Contrats publics
le 07/07/2023

Violences urbaines : le Gouvernement à la rescousse des collectivités ?

Sénat, proposition de loi d’urgence pour la reconstruction des bâtiments et équipements publics endommagés lors des émeutes du mardi 27 juin 2023 et des jours suivants

Circulaire relative à l’accélération des procédures pour faciliter les opérations de réparation ou de reconstruction suite aux dégradations intervenues dans certaines zones urbaines

 

Alors que le thermomètre des violences urbaines à la suite de la mort dramatique du jeune Nahel à Nanterre baisse doucement, la société civile mais aussi les administrations pansent leurs plaies. Les collectivités font notamment face à de très importantes dégradations de biens publics, mettant parfois en jeu la continuité et le bon fonctionnement des services publics.

 

Pour les aider, le gouvernement a proposé l’adoption en urgence d’une loi pour la « reconstruction des bâtiments à la suite des émeutes » déposée au Sénat le 3 juillet et vient de publier une circulaire du 5 juillet relative à l’accélération des procédures pour faciliter les opérations de réparation ou de reconstruction suite aux dégradations intervenues dans certaines zones urbaines.

 

La proposition de loi prévoit que les travaux nécessaires à la réfection et à la reconstruction des bâtiments et des équipements publics affectés par les actes de dégradation et de destruction liés aux évènements de voie publique survenus depuis le 27 juin 2023 bénéficient d’adaptations ou de dérogations aux règles en matière de voirie, d’environnement et d’urbanisme, en particulier en ce qui concerne la délivrance des autorisations nécessaires, les procédures et délais applicables et, le cas échéant, la mise en compatibilité des documents d’urbanisme en vigueur. Elle prévoit également que pour ces travaux l’acheteur puisse conclure des marchés sans publicité ni mise en concurrence préalable. Les marchés concernés sont limités aux prestations strictement nécessaires pour faire face à la situation d’urgence.

 

Les dépenses engagées par les collectivités territoriales, les établissements publics de coopération intercommunale à fiscalité propre et les syndicats mixtes pourront, à titre exceptionnel, faire l’objet d’une compensation intégrale par l’État, les départements et les régions, ainsi que les établissements publics de coopération intercommunale à fiscalité propre, au seul bénéfice des communes qui en sont membres.

 

La circulaire du 5 juillet vient préciser ces dispositifs.

 

En particulier, le gouvernement semble considérer que les articles L. 2122-1 et R. 2122-1 du Code de la commande publique pourraient permettre de recourir à l’exemption de publicité et de mise en concurrence préalables sur le fondement d’une urgence impérieuse résultant de circonstances extérieures.

 

Mais il nous semble que ces préconisations doivent être interprétées avec précaution : le Juge administratif contrôlera toujours strictement la régularité d’une telle exonération des règles de la commande publique et il n’est évidemment pas acquis que tous les travaux soient concernés par une urgence impérieuse.

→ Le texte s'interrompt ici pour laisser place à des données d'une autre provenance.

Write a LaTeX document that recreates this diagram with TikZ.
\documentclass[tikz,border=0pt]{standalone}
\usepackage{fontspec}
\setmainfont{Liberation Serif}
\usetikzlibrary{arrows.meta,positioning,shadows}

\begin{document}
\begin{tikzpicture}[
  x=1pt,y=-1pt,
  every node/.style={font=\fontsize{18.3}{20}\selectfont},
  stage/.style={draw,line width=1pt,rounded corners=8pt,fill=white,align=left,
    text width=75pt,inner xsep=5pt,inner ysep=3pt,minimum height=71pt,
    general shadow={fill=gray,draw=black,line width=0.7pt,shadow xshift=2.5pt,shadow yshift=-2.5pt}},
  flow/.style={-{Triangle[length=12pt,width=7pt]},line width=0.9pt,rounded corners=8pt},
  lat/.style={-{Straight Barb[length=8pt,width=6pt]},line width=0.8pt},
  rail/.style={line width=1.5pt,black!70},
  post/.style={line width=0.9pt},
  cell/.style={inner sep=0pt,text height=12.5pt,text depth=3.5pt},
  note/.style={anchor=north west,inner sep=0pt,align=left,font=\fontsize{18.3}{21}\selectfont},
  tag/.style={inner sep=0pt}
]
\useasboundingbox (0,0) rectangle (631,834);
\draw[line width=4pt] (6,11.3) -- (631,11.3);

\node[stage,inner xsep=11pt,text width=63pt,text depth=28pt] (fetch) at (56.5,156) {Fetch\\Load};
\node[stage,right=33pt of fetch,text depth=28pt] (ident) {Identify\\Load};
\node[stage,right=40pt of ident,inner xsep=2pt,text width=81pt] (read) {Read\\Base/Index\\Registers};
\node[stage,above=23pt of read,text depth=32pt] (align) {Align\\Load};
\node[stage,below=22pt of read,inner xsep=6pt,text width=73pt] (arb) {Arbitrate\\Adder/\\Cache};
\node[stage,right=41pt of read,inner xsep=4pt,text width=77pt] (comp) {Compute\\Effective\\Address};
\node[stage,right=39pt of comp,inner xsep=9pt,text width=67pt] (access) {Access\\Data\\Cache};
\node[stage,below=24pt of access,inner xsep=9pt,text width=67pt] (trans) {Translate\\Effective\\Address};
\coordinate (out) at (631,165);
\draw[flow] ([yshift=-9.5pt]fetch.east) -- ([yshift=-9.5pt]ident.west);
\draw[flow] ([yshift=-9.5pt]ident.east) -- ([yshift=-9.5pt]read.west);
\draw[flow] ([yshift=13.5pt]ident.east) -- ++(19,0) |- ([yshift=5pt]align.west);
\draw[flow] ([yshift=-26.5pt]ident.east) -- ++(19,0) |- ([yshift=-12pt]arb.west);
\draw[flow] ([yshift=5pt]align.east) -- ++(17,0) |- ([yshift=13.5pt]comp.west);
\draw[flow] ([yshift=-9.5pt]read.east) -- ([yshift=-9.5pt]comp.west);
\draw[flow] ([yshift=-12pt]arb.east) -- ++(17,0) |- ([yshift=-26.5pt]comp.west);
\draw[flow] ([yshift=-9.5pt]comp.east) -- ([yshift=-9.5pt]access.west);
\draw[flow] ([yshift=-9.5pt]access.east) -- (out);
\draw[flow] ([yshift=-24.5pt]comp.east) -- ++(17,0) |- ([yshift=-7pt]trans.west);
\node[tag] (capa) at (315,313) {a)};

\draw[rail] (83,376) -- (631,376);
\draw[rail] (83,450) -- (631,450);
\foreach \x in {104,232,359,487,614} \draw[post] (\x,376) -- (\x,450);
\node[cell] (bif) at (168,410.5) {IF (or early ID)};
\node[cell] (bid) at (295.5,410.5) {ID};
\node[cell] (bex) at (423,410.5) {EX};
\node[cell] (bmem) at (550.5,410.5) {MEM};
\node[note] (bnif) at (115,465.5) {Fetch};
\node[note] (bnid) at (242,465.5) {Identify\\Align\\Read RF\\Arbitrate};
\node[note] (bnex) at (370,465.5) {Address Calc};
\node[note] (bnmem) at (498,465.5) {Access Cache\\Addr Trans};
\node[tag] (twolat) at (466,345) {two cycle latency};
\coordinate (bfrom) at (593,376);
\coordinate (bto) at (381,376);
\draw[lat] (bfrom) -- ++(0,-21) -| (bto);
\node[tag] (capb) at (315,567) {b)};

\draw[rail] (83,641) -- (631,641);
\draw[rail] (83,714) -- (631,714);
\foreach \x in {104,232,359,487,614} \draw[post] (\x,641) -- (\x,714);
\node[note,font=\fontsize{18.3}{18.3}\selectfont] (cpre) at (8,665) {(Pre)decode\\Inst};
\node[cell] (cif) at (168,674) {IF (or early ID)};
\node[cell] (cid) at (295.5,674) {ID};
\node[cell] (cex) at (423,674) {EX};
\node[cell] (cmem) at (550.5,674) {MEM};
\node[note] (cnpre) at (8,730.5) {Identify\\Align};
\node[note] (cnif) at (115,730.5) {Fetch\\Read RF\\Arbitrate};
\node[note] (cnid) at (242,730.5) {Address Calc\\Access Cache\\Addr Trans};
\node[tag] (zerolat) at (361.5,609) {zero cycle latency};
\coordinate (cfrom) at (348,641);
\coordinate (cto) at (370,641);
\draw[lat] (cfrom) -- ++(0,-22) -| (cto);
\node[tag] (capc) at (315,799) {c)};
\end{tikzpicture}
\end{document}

La circulaire poursuit d’ailleurs en rappelant que « l’urgence impérieuse s’apprécie au cas par cas » et que « la notion doit pouvoir être mobilisée lorsque des atteintes causées aux services publics les plus essentiels à la satisfaction des besoins de la population nécessitent une action rapide de l’Etat, en particulier aux fins de mise en sécurité. Les travaux doivent être limités à l’objectif de garantir la sécurité des biens et des personnes ou de rétablir la continuité du service public en faisant les réparations nécessitées par les dégradations ».

 

Par conséquent, si ces dispositions sont naturellement facilitatrices et ouvrent la voie à une prise en charge financière de l’Etat de certains travaux pour les communes, elles semblent plutôt résulter d’une opération à visée politique pour rassurer les acheteurs, mais ne constituent, à ce stade en tout cas, aucunement une véritable évolution du droit de la commande publique.